Here, Biospherics contends that GSA violated the FAR in failing to conduct meaningful discussions with Biospherics. In particular, Biospherics charges that the 50% under/200% over price analysis methodology, used by GSA to identify areas for discussion, was (1) contrary to the requirements of the solicitation, (2) arbitrary, and (3) prejudicial to Biospherics. The court will examine each of these contentions in turn.
1. GSA’s 50% under/200% over criteria •was not contrary to the solicitation
Biospherics contends that under the terms of the solicitation, GSA was required to evaluate each proposal “on the total prices of the offeror’s proposal,” and that GSA ignored the solicitation by focusing its price evaluation on the base period alone, only looking at option years if there was a price variance beyond 10% between years. Section M.1.3 of the solicitation, entitled Price Evaluation, provides that price proposals will be “evaluated based on the total prices of the offeror’s proposal.” Section M.1.3 further provides that the “total evaluated price of each offer- or’s proposal will be the sum total of ... [a]ll
By its terms, Section M.1.3 does not identify any particular method by which to evaluate the total prices, leaving to agency discretion how this is to be done. “The depth of an agency’s price analysis is a matter within the sound exercise of the agency’s discretion and we will not disturb such an analysis unless it lacks a reasonable basis.” Amerikov-OMSERV, Comp. Gen. B-252879, 252879.5, Dec. 5, 1994, 94-2 CPD ¶ 219, at 4 (citing Management Tech. Servs., Comp. Gen. B-251612.3, June 4, 1993, 93-1 CPD ¶ 432). Absent clear evidence in the solicitation itself, directing GSA to employ a specific price criteria or methodology to evaluate price, the court will not read into the solicitation a limitation on agency discretion.
The record demonstrates that GSA’s price evaluation consisted of the following two steps. GSA first determined if a price was reasonable and realistic by examining whether it was more than 50% under or 200% over the IGCE. Next, GSA conducted a year-by-year comparison of the “price indexing” for each CLIN in each option year to ensure consistency or balance in price throughout the entire contract period. GSA applied a 10% variance criterion to identify significant increases or reductions in the offerors’ price indexing between the base year and each successive option year.
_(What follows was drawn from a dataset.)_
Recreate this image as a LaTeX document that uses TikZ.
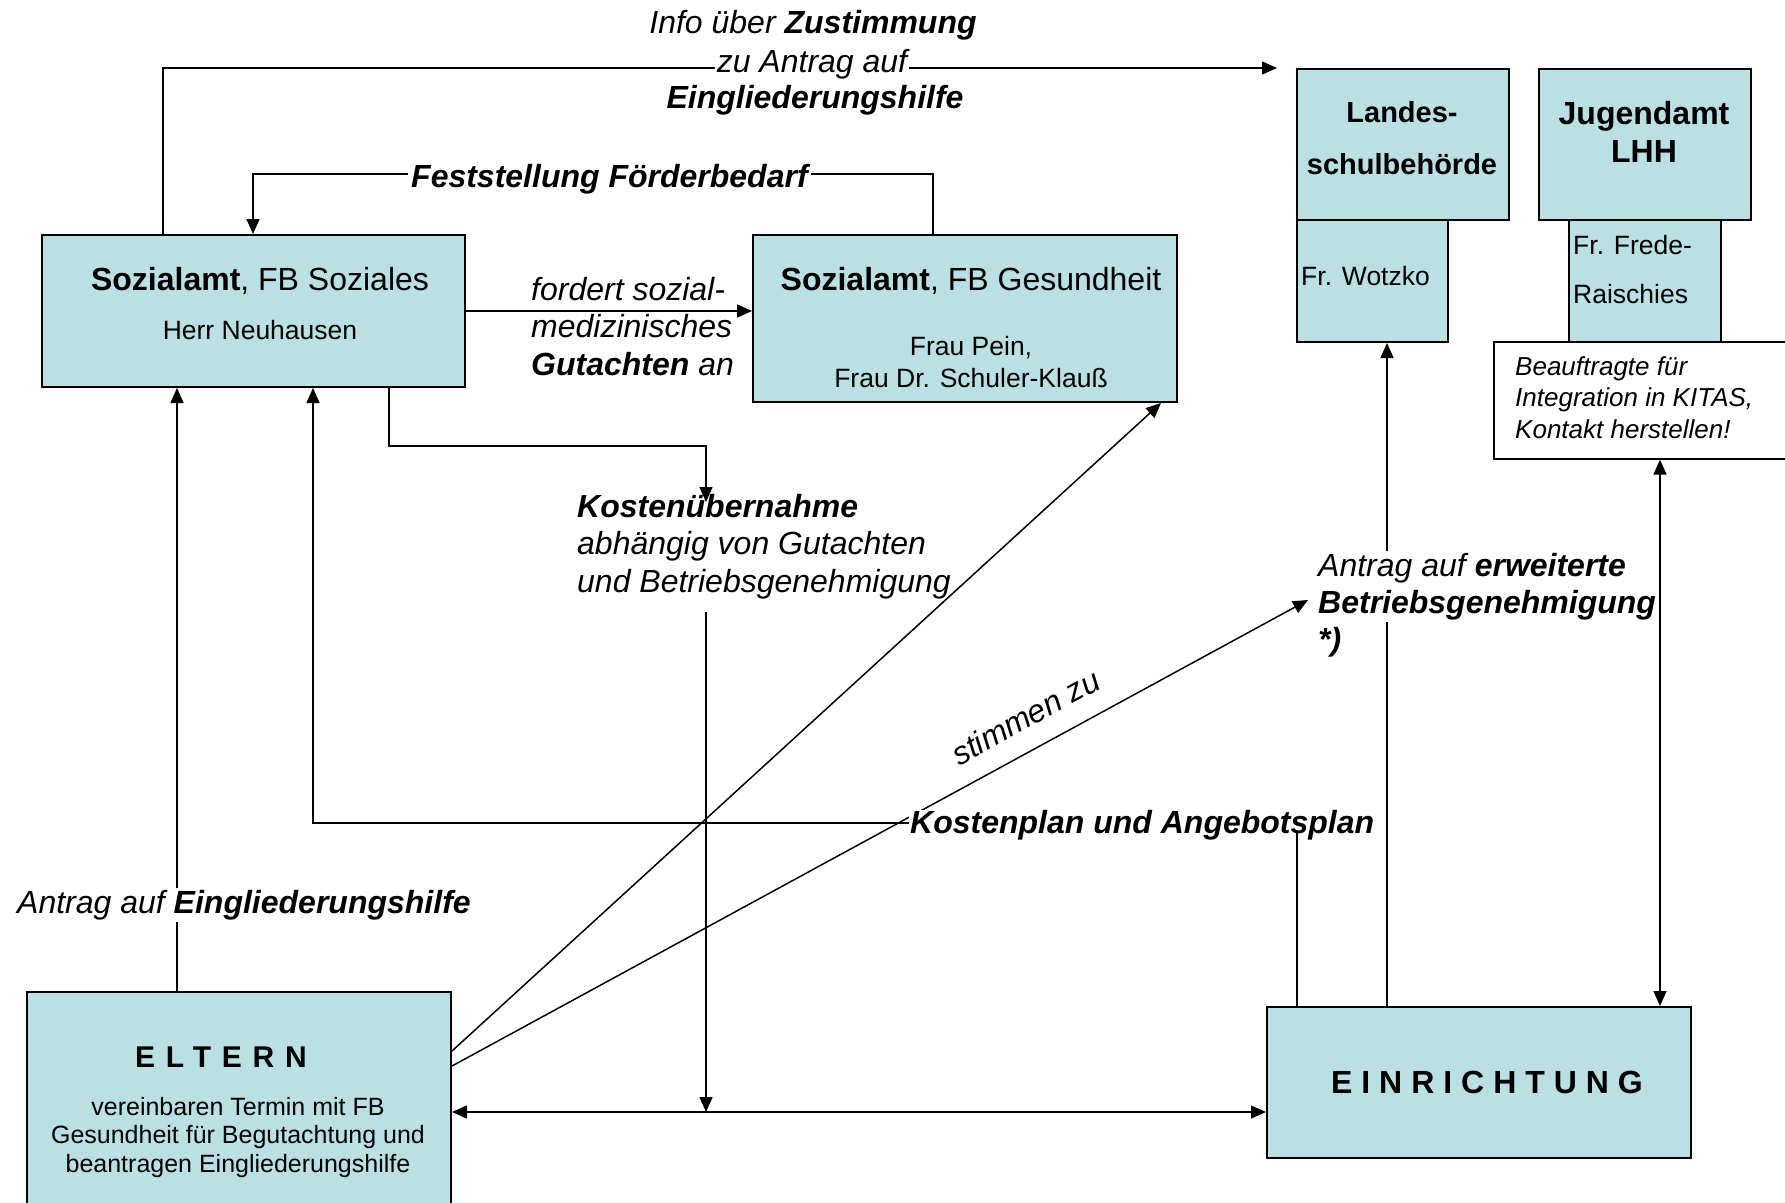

The record reflects that GSA applied this approach equally and fairly to both offerors’ price proposals. Moreover, the record demonstrates that for the purpose of award, GSA based its evaluation on the total price of each offeror’s proposal. Tables 6 and 6a in GSA’s Post-Negotiation Memorandum reflect GSA’s comparison of the offerors’ total prices. The memorandum concludes that Aspen’s proposal “provides the lowest total evaluated price,” and therefore, the contract was awarded to Aspen. In such circumstances, the court finds that GSA’s price evaluation approach did not violate the solicitation requirements.
2. GSA’s 50% under/200% over criteria is not irrational
Next, Biospheries argues that GSA had no rational basis for its 50% under/200% over price evaluation approach. Biospheries argues that the approach is arbitrary and unsupported by the record. For the reasons that follow, the court disagrees.
In its Pre-Negotiation Memorandum, GSA expressly set forth the criteria it established to evaluate the offerors’ base period prices:
[m]y initial price analysis consisted of comparing each Base Period unit price to the same information in the Program Office’s revised IGCE. The results of the price comparison reflect the need for discussions with each offeror____The criterion used to identify significantly low prices was a 50 percent variance from the revised IGCE. Government’s objective for prices identified as significantly high is 200 percent over the revised IGCE.
GSA explained its rationale for using this criteria in response to questions posed by the GAO during Biospheries’ protest before that tribunal.
*11 [proposed prices that are below the IGCE raise concerns over cost realism such as a lack of a clear understanding of the requirements. Obviously such a concern, which would jeopardize contract performance, does not apply to the incumbent provider. As for proposed prices that are above the IGCE, the dynamics of competition will drive prices down to their lowest possible point, while prices that are below the IGCE will begin to run the risk of insufficient cost realism. Without the same type of dynamic that competition provides, the variance from the IGCE for low pricing areas must be considerably less to protect the Government’s best interests.
Agencies are given broad latitude in establishing methods to evaluate price proposals. See Enmax Corp., Comp. Gen. B-281965, May 12, 1999, 99-1 CPD If 102, at 9; Amerikov-OMSERV, 94-2 CPD II219, at 4. In the context of a fixed-price contract, this latitude is very broad. See Cube Corp., Comp. Gen. B-277353, Oct. 2, 1997, 97-2 CPD II92, at 5.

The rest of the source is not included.